This week I travelled south to the UK Men’s Sheds Association National Shed Fest event in Birmingham.
The event was inspiring right from the opening address by Mike Jenn Chair of the UK Men’s Sheds Association who reminded delegates of the benefits of Men’s Sheds for individual men their families and the wider community.
The meeting was also addressed by Alistair Burt MP who spoke very warmly about the Men’s Sheds movement and showed his commitment but joining his local Men’s Shed and emphasised the value of involving the local MP in Men’s Sheds.
It was also interesting to hear of some of the lessons from the Australian and Irish Men’s Sheds associations. It was clear from Australia that it was important that Sheds are developed from the ground up with men working together rather than being an initiative of a government department.

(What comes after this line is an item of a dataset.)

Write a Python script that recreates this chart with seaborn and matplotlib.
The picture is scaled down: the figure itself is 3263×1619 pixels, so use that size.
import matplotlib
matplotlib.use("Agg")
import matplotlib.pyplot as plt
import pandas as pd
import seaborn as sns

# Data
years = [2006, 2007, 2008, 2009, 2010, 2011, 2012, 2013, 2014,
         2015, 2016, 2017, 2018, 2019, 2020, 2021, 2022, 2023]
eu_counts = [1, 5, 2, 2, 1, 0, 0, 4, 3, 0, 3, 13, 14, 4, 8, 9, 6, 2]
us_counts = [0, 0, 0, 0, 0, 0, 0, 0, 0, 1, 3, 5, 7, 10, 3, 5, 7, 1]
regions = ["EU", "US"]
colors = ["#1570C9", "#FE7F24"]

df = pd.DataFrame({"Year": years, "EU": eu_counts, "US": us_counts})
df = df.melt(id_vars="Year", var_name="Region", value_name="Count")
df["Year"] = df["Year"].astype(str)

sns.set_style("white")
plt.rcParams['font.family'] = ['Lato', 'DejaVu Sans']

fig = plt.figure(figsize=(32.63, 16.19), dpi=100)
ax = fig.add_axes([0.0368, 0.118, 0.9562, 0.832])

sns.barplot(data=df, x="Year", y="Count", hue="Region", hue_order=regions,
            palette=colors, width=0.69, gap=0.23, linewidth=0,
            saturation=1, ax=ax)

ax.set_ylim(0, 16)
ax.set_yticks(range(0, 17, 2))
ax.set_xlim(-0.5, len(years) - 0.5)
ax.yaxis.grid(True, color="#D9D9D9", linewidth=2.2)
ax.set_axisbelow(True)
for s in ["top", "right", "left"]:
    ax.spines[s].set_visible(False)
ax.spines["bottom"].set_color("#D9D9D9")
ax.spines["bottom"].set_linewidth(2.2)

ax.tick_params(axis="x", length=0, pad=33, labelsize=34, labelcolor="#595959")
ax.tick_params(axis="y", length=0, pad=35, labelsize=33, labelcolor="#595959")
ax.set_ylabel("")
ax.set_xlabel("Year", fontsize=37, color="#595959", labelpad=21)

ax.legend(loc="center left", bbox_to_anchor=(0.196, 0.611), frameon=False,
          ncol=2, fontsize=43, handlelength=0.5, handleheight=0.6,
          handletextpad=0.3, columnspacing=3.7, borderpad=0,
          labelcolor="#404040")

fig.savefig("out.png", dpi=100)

This confirmed the approach Rural Action Yorkshire is taking in the development of Men’s Sheds Kirklees by taking a community development approach, finding men and communities to work with rather than running sessions. This approach although taking longer, produces more sustainable Sheds where the men themselves gain more through the process.

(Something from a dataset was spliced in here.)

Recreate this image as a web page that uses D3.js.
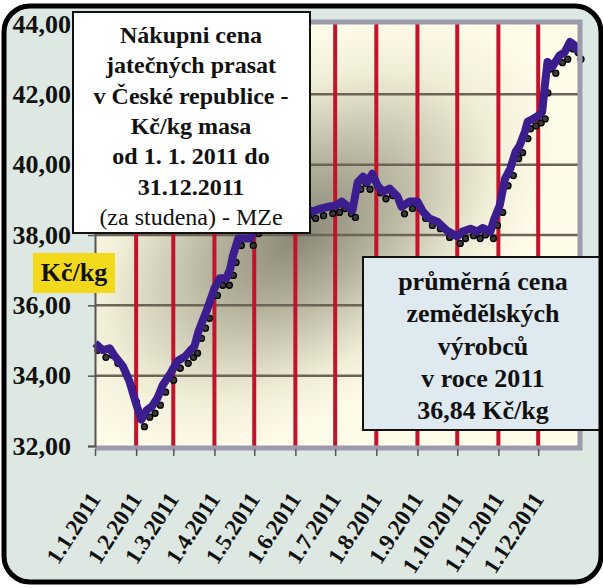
<!DOCTYPE html>
<html lang="cs">
	<head>
		<meta charset="utf-8">
		<title>Nákupní cena jatečných prasat 2011</title>
		<script type="text/javascript" src="https://cdn.jsdelivr.net/npm/d3@7"></script>
		<style type="text/css">
			body { margin: 0; background: #ffffff; }
			text { font-family: "Liberation Serif", "Times New Roman", serif; font-weight: bold; fill: #111; }
		</style>
	</head>
	<body>
		<script type="text/javascript">

			//Width and height
			var w = 603;
			var h = 588;

			//month tick labels
			var monthLabels = ["1.1.2011", "1.2.2011", "1.3.2011", "1.4.2011", "1.5.2011", "1.6.2011",
							   "1.7.2011", "1.8.2011", "1.9.2011", "1.10.2011", "1.11.2011", "1.12.2011"];
			var monthStarts = ["2011-01-01", "2011-02-01", "2011-03-01", "2011-04-01", "2011-05-01", "2011-06-01",
							   "2011-07-01", "2011-08-01", "2011-09-01", "2011-10-01", "2011-11-01", "2011-12-01"];

			var yTicks = [32, 34, 36, 38, 40, 42, 44];

			//price, Kč/kg (a few days apart)
			var priceDates = ["2011-01-01", "2011-01-07", "2011-01-12", "2011-01-16", "2011-01-22", "2011-01-27", "2011-01-30",
							  "2011-02-02", "2011-02-05", "2011-02-09", "2011-02-13", "2011-02-17", "2011-02-21", "2011-02-27",
							  "2011-03-04", "2011-03-10", "2011-03-14", "2011-03-17", "2011-03-20", "2011-03-23", "2011-03-26",
							  "2011-04-01", "2011-04-05", "2011-04-10", "2011-04-13", "2011-04-15", "2011-04-19", "2011-04-28",
							  "2011-05-02", "2011-05-04", "2011-05-09", "2011-05-14", "2011-05-19", "2011-05-24", "2011-05-30",
							  "2011-06-04", "2011-06-09", "2011-06-14", "2011-06-20", "2011-06-27",
							  "2011-07-02", "2011-07-06", "2011-07-11", "2011-07-14", "2011-07-18", "2011-07-22", "2011-07-25", "2011-07-29",
							  "2011-08-02", "2011-08-06", "2011-08-11", "2011-08-17", "2011-08-20", "2011-08-26",
							  "2011-09-01", "2011-09-05", "2011-09-10", "2011-09-16", "2011-09-23",
							  "2011-10-01", "2011-10-05", "2011-10-11", "2011-10-16", "2011-10-20", "2011-10-26", "2011-10-29",
							  "2011-11-02", "2011-11-06", "2011-11-10", "2011-11-14", "2011-11-17", "2011-11-21", "2011-11-23", "2011-11-27",
							  "2011-12-01", "2011-12-04", "2011-12-06", "2011-12-08", "2011-12-12", "2011-12-17", "2011-12-21", "2011-12-25",
							  "2011-12-29", "2011-12-31"];
			var prices = [34.92, 34.72, 34.78, 34.55, 34.27, 33.84, 33.45,
						  33.08, 32.75, 33.02, 33.13, 33.36, 33.73, 34.07,
						  34.41, 34.55, 34.72, 34.84, 35.26, 35.55, 35.83,
						  36.48, 36.77, 36.77, 37.05, 37.42, 37.90, 37.90,
						  38.24, 38.67, 38.75, 38.80, 38.72, 38.78, 38.85,
						  38.80, 38.75, 38.67, 38.75, 38.81,
						  38.84, 38.95, 38.80, 38.70, 39.50, 39.66, 39.50, 39.74,
						  39.40, 39.23, 39.32, 39.09, 38.80, 38.95,
						  38.95, 38.67, 38.47, 38.38, 38.13,
						  37.96, 38.10, 38.18, 38.10, 38.20, 38.10, 38.47,
						  38.84, 39.60, 39.89, 40.37, 40.54, 40.94, 41.22, 41.30,
						  41.39, 41.50, 42.24, 42.92, 42.80, 43.10, 43.20, 43.49,
						  43.38, 43.20];

			var titleLines = ["Nákupni cena", "jatečných prasat", "v České republice -", "Kč/kg masa",
							  "od 1. 1. 2011 do", "31.12.2011", "(za studena) - MZe"];
			var noteLines = ["průměrná cena", "zemědělských", "výrobců", "v roce 2011", "36,84 Kč/kg"];

			var parseDate = d3.timeParse("%Y-%m-%d");
			var data = priceDates.map(function(d, i) {
				return { date: parseDate(d), value: prices[i] };
			});

			//Create SVG element
			var svg = d3.select("body")
						.append("svg")
						.attr("width", w)
						.attr("height", h);

			var xScale = d3.scaleTime()
						   .domain([parseDate("2011-01-01"), parseDate("2011-12-31")])
						   .range([95, 578]);

			var yScale = d3.scaleLinear()
						   .domain([32, 44])
						   .range([446, 24]);

			var x0 = xScale.range()[0], x1 = xScale.range()[1];
			var yTop = yScale(44), yBot = yScale(32);

			//gradient for the shaded plot background
			var defs = svg.append("defs");
			var grad = defs.append("radialGradient")
						   .attr("id", "shade")
						   .attr("gradientUnits", "userSpaceOnUse")
						   .attr("cx", 300).attr("cy", 235).attr("r", 230)
						   .attr("gradientTransform", "translate(300,235) rotate(-35) scale(1.25,0.75) translate(-300,-235)");
			grad.append("stop").attr("offset", "0%").attr("stop-color", "#8a8775");
			grad.append("stop").attr("offset", "35%").attr("stop-color", "#b6b39f");
			grad.append("stop").attr("offset", "75%").attr("stop-color", "#f0edd7");
			grad.append("stop").attr("offset", "100%").attr("stop-color", "#fffbe9");

			//outer background
			svg.append("rect")
			   .attr("x", 4).attr("y", 6)
			   .attr("width", 597).attr("height", 576)
			   .attr("rx", 26)
			   .attr("fill", "#dde8e3");

			//plot background
			svg.append("rect")
			   .attr("x", x0).attr("y", yTop)
			   .attr("width", x1 - x0).attr("height", yBot - yTop)
			   .attr("fill", "url(#shade)");

			//horizontal grid
			svg.selectAll("line.grid")
			   .data(yTicks.slice(1, -1))
			   .enter()
			   .append("line")
			   .attr("class", "grid")
			   .attr("x1", x0).attr("x2", x1)
			   .attr("y1", function(d) { return yScale(d); })
			   .attr("y2", function(d) { return yScale(d); })
			   .attr("stroke", "#6d6457")
			   .attr("stroke-width", 2.5);

			//red month lines
			svg.selectAll("line.month")
			   .data(monthStarts.slice(1))
			   .enter()
			   .append("line")
			   .attr("class", "month")
			   .attr("x1", function(d) { return xScale(parseDate(d)); })
			   .attr("x2", function(d) { return xScale(parseDate(d)); })
			   .attr("y1", yTop).attr("y2", yBot)
			   .attr("stroke", "#c2132b")
			   .attr("stroke-width", 4);

			//markers, sitting a little under the line
			svg.append("g")
			   .attr("transform", "translate(3,7)")
			   .selectAll("circle")
			   .data(data)
			   .enter()
			   .append("circle")
			   .attr("cx", function(d) { return xScale(d.date); })
			   .attr("cy", function(d) { return yScale(d.value); })
			   .attr("r", 3)
			   .attr("fill", "#3a3a3a")
			   .attr("stroke", "#000")
			   .attr("stroke-width", 1.3);

			var line = d3.line()
						 .x(function(d) { return xScale(d.date); })
						 .y(function(d) { return yScale(d.value); });

			svg.append("path")
			   .datum(data)
			   .attr("d", line)
			   .attr("fill", "none")
			   .attr("stroke", "#3b1d8e")
			   .attr("stroke-width", 8)
			   .attr("stroke-linejoin", "round");

			//plot frame (grey, top/right/bottom)
			svg.append("path")
			   .attr("d", "M" + x0 + "," + (yTop - 2) + "H" + (x1 + 2) + "V" + (yBot + 2) + "H" + x0)
			   .attr("fill", "none")
			   .attr("stroke", "#9b9bab")
			   .attr("stroke-width", 5);

			//y axis
			var yAxis = d3.axisLeft(yScale)
						  .tickValues(yTicks)
						  .tickSize(7)
						  .tickPadding(17)
						  .tickFormat(function(d) { return d3.format(".2f")(d).replace(".", ","); });
			var gy = svg.append("g")
						.attr("transform", "translate(" + x0 + ",0)")
						.call(yAxis);
			gy.select(".domain").attr("stroke", "#555").attr("stroke-width", 2);
			gy.selectAll(".tick line").attr("stroke", "#555").attr("stroke-width", 1.5);
			gy.selectAll(".tick text")
			  .attr("font-size", "26px")
			  .attr("font-family", "Liberation Serif, Times New Roman, serif")
			  .attr("font-weight", "bold")
			  .attr("fill", "#111");

			//x axis
			var xAxis = d3.axisBottom(xScale)
						  .tickValues(monthStarts.map(parseDate))
						  .tickSize(7)
						  .tickFormat(function(d, i) { return monthLabels[i]; });
			var gx = svg.append("g")
						.attr("transform", "translate(0," + (yBot + 3) + ")")
						.call(xAxis);
			gx.select(".domain").remove();
			gx.selectAll(".tick line").attr("stroke", "#555").attr("stroke-width", 1.5);
			gx.selectAll(".tick text")
			  .attr("font-size", "23px")
			  .attr("font-family", "Liberation Serif, Times New Roman, serif")
			  .attr("font-weight", "bold")
			  .attr("fill", "#111")
			  .attr("text-anchor", "end")
			  .attr("dy", null)
			  .attr("y", 0)
			  .attr("transform", "translate(6,50) rotate(-57)");

			//unit label
			svg.append("rect")
			   .attr("x", 33).attr("y", 253)
			   .attr("width", 82).attr("height", 40)
			   .attr("fill", "#f3d91c");
			svg.append("text")
			   .attr("x", 74).attr("y", 281)
			   .attr("text-anchor", "middle")
			   .attr("font-size", "26px")
			   .text("Kč/kg");

			//title box
			svg.append("rect")
			   .attr("x", 73).attr("y", 12)
			   .attr("width", 237).attr("height", 221)
			   .attr("fill", "#ffffff")
			   .attr("stroke", "#111")
			   .attr("stroke-width", 2);
			svg.selectAll("text.title")
			   .data(titleLines)
			   .enter()
			   .append("text")
			   .attr("class", "title")
			   .attr("x", 191)
			   .attr("y", function(d, i) { return 43 + i * 30.3; })
			   .attr("text-anchor", "middle")
			   .attr("font-size", "24px")
			   .style("font-weight", function(d, i) { return i === titleLines.length - 1 ? "normal" : "bold"; })
			   .text(function(d) { return d; });

			//average price box
			svg.append("rect")
			   .attr("x", 363).attr("y", 257)
			   .attr("width", 245).attr("height", 173)
			   .attr("fill", "#dfeaf0")
			   .attr("stroke", "#111")
			   .attr("stroke-width", 2);
			svg.selectAll("text.note")
			   .data(noteLines)
			   .enter()
			   .append("text")
			   .attr("class", "note")
			   .attr("x", 483)
			   .attr("y", function(d, i) { return 290 + i * 32.3; })
			   .attr("text-anchor", "middle")
			   .attr("font-size", "26px")
			   .text(function(d) { return d; });

			//outer frame
			svg.append("rect")
			   .attr("x", 4).attr("y", 6)
			   .attr("width", 597).attr("height", 576)
			   .attr("rx", 26)
			   .attr("fill", "none")
			   .attr("stroke", "#000")
			   .attr("stroke-width", 5);

		</script>
	</body>
</html>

Other sessions I attended where on funding and again the emphasis was on Sheds work on a low cost, low intervention basis with an encouragement for Shedders to be cheeky and ask local businesses and others for help in kind. There was also a warning about Sheds accepting funding which changes the way they work and the people they serve.
One of the businesses which is supporting Men’s Sheds is HugoFox who are offering to provide a free website for community groups including Men’s Sheds via a simple to use content management system.
One of the interesting sessions was lead by Steven Markham from Leeds Beckett University who was conducting research on Men’s Sheds. It was clear that evaluating the benefit of Men’s Sheds through traditional methods such as the Warwick-Edinburgh Mental Wellbeing Scale is fraught with difficulty and even if people make progress they can report negative results as they are then more likely to be realistic and honest as to how they are feeling. Steve also emphasised that Sheds have wider benefits for the community as a result of the contribution Sheds make to the life of others.
One of the most encouraging sessions of the day were the times when Shedders reported good news stories from their own Sheds. Sheds reported lots of examples where people were contributing to their Sheds in generous ways to the extent that they were then able to share these donations with other Sheds across the country.